Dénes Koromzay was a founding member of the Hungarian String Quartet. He thus became associated strongly with the music of Béla Bartók throughout his career, which concluded with a peaceful and productive period of residency on the lovely campus of the University of Colorado in Boulder.
Koromzay did his studies at the Franz Liszt Academy in Budapest, where the composer Bartók was on faculty. Koromzay had begun his musical training on violin, but he took on the viola seat in a new string quartet that was forming, which would evolve into the Hungarian String Quartet in 1935. The importance of this ensemble to the Hungarian music scene cannot be underemphasized, and the year of its formation often shows up in timelines of Hungarian history. He remained a member of this quartet until it disbanded in 1972, by which time the ensemble had relocated to the United States, forever realigning geographical priorities for classical ensemble home bases. When the Hungarian String Quartet was initially formed, it drew praise for its performances of Beethoven, but the extremely close association between Bartók and the ensemble's leader, violinist Zoltán Székely, quickly upped the Bartók quotient. The violist was the only member of the original formation to stay with the Hungarian String Quartet until it broke up. He also undertook a career as a freelance soloist from time to time, appearing as a featured artist with orchestras as well as doing studio recordings, including the Miklós Rózsa soundtrack for the 1959 Hollywood blockbuster Ben Hur.

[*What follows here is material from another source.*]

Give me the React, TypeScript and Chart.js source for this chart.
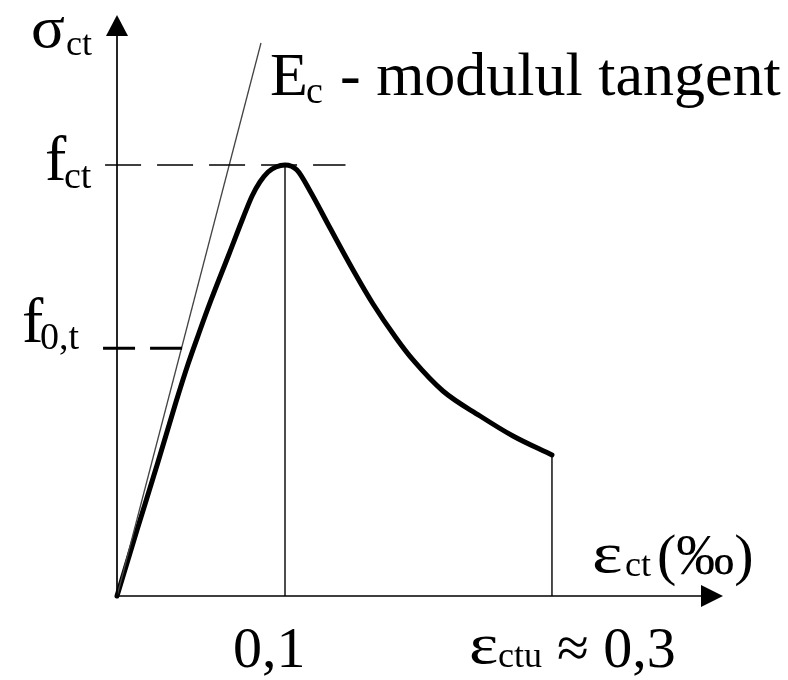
import { useEffect, useRef } from "react";
import { Chart, registerables } from "chart.js";

Chart.register(...registerables);

// Tensile stress–strain law of concrete: strain ε_ct in ‰, stress σ_ct relative to f_ct
const strainCurve = [
  0, 0.0119, 0.0244, 0.0351, 0.0423, 0.0488, 0.056, 0.0667, 0.075, 0.0804, 0.0851, 0.0899, 0.0946, 0.1,
  0.1071, 0.1149, 0.1268, 0.1405, 0.1524, 0.1661, 0.1762, 0.194, 0.2161, 0.2357, 0.2589,
];
const stressCurve = [
  0, 0.1531, 0.3109, 0.4501, 0.5383, 0.6102, 0.6868, 0.7935, 0.877, 0.9281, 0.9606, 0.9838, 0.9954, 1.0,
  0.9884, 0.9397, 0.8538, 0.7564, 0.6775, 0.5986, 0.5476, 0.4756, 0.4176, 0.3712, 0.3271,
];

// Characteristic values
const EPS_PEAK = 0.1; // strain at f_ct
const EPS_CTU = 0.2589; // ultimate strain, ε_ctu ≈ 0,3
const F_CT = 1; // tensile strength
const F_0T = 0.575; // limit of linear behaviour

// Tangent modulus E_c through the origin
const tangentStrain = [0, 0.0857];
const tangentStress = [0, 1.283];

// Reference-line extents (the dashed lines start slightly left of the axis)
const fctLineStrain = [-0.0071, 0.136];
const f0tLineStrain = [-0.0083, 0.0405];

const X_MAX = 0.3607;
const Y_MAX = 1.348;

const FONT = '"Liberation Serif", "Times New Roman", serif';

const pts = (xs: number[], ys: number[]) => xs.map((x, i) => ({ x, y: ys[i] }));

const diagramPlugin = {
  id: "diagram",
  afterDatasetsDraw(chart: any) {
    const { ctx } = chart;
    const xs = chart.scales.x;
    const ys = chart.scales.y;
    const x0 = xs.getPixelForValue(0);
    const y0 = ys.getPixelForValue(0);
    const xTip = xs.getPixelForValue(X_MAX);
    const yTip = ys.getPixelForValue(Y_MAX);
    ctx.save();
    ctx.strokeStyle = "#000";
    ctx.fillStyle = "#000";
    ctx.lineWidth = 1.7;

    // axes
    ctx.beginPath();
    ctx.moveTo(x0, y0);
    ctx.lineTo(x0, yTip + 12);
    ctx.moveTo(x0, y0);
    ctx.lineTo(xTip - 12, y0);
    ctx.stroke();

    // arrow heads
    ctx.beginPath();
    ctx.moveTo(x0, yTip);
    ctx.lineTo(x0 - 11, yTip + 21);
    ctx.lineTo(x0 + 11, yTip + 21);
    ctx.closePath();
    ctx.fill();
    ctx.beginPath();
    ctx.moveTo(xTip, y0);
    ctx.lineTo(xTip - 22, y0 - 11);
    ctx.lineTo(xTip - 22, y0 + 11);
    ctx.closePath();
    ctx.fill();

    const text = (s: string, x: number, y: number, size: number, sx = 1) => {
      ctx.save();
      ctx.font = `${size}px ${FONT}`;
      ctx.translate(x, y);
      ctx.scale(sx, 1);
      ctx.fillText(s, 0, 0);
      ctx.restore();
    };
    ctx.textBaseline = "alphabetic";
    ctx.textAlign = "left";

    // σ_ct
    text("σ", x0 - 86, yTip + 32, 60, 1.05);
    text("ct", x0 - 51, yTip + 40, 36);

    // E_c - modulul tangent
    const tx = xs.getPixelForValue(tangentStrain[1]);
    const ty = ys.getPixelForValue(tangentStress[1]);
    text("E", tx + 9, ty + 52, 62);
    text("c", tx + 45, ty + 60, 38);
    text("- modulul tangent", tx + 79, ty + 52, 62);

    // f_ct
    const yct = ys.getPixelForValue(F_CT);
    text("f", x0 - 72, yct + 15, 64);
    text("ct", x0 - 53, yct + 23, 38);

    // f_0,t
    const y0t = ys.getPixelForValue(F_0T);
    text("f", x0 - 95, y0t - 6, 64);
    text("0,t", x0 - 77, y0t + 1, 38);

    // 0,1 under the peak
    const xp = xs.getPixelForValue(EPS_PEAK);
    text("0,1", xp - 52, y0 + 71, 58);

    // ε_ctu ≈ 0,3
    const xu = xs.getPixelForValue(EPS_CTU);
    text("ε", xu - 83, y0 + 67, 58, 1.2);
    text("ctu", xu - 54, y0 + 71, 36);
    text("≈ 0,3", xu + 5, y0 + 71, 58);

    // ε_ct(‰) by the strain axis
    text("ε", xTip - 131, y0 - 24, 58, 1.25);
    text("ct", xTip - 98, y0 - 20, 36);
    text("(‰)", xTip - 66, y0 - 22, 58);

    ctx.restore();
  },
};

export default function App() {
  const ref = useRef<HTMLCanvasElement | null>(null);

  useEffect(() => {
    if (!ref.current) return;
    const chart = new Chart(ref.current, {
      type: "scatter",
      data: {
        datasets: [
          {
            data: pts(fctLineStrain, [F_CT, F_CT]),
            showLine: true,
            borderColor: "#000",
            borderWidth: 1.4,
            borderDash: [36, 16],
            pointRadius: 0,
            clip: false,
          },
          {
            data: pts(f0tLineStrain, [F_0T, F_0T]),
            showLine: true,
            borderColor: "#000",
            borderWidth: 3,
            borderDash: [32, 15],
            pointRadius: 0,
            clip: false,
          },
          {
            data: pts(tangentStrain, tangentStress),
            showLine: true,
            borderColor: "#444",
            borderWidth: 1.3,
            pointRadius: 0,
            clip: false,
          },
          {
            data: pts([EPS_PEAK, EPS_PEAK], [0, F_CT]),
            showLine: true,
            borderColor: "#000",
            borderWidth: 1.4,
            pointRadius: 0,
          },
          {
            data: pts([EPS_CTU, EPS_CTU], [0, stressCurve[stressCurve.length - 1]]),
            showLine: true,
            borderColor: "#000",
            borderWidth: 1.4,
            pointRadius: 0,
          },
          {
            data: pts(strainCurve, stressCurve),
            showLine: true,
            borderColor: "#000",
            borderWidth: 5,
            cubicInterpolationMode: "monotone",
            borderCapStyle: "round",
            borderJoinStyle: "round",
            pointRadius: 0,
            clip: false,
          },
        ],
      },
      options: {
        responsive: false,
        animation: false,
        events: [],
        layout: { padding: { left: 117, right: 65, top: 15, bottom: 84 } },
        plugins: { legend: { display: false }, tooltip: { enabled: false }, title: { display: false } },
        scales: {
          x: { type: "linear", min: 0, max: X_MAX, display: false },
          y: { type: "linear", min: 0, max: Y_MAX, display: false },
        },
      },
      plugins: [diagramPlugin],
    });
    return () => chart.destroy();
  }, []);

  return (
    <div style={{ position: "absolute", left: 0, top: 0, width: 788, height: 680, background: "#fff" }}>
      <canvas ref={ref} width={788} height={680} style={{ display: "block" }} />
    </div>
  );
}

Koromzay's move to Boulder, a college town nestled in the foot of the Rocky Mountains, came about in 1962 while the quartet was in a campus residency there. The group undertook several special programs during this time, attracting sell-out crowds including many students and even younger members of the community. It was a period when the general public's interest in music was expanding well beyond the confines of the pop mentality, and Koromzay took it to heart and put down new roots in Boulder. In the '70s he left for the Midwest and the New Hungarian Quartet, a group in residence at Oberlin Conservatory in Ohio. He then returned to Boulder in 1980 to teach viola and coach chamber music at the university. On visits to Hungary in the early '80s, he met the members of the Takács Quartet, leading to a collaboration. Perhaps hoping to lure more great classical music talent from Budapest to Boulder, he organized a period of residence at the University of Colorado for the Takács Quartet in 1982. He retired from the school in 1996.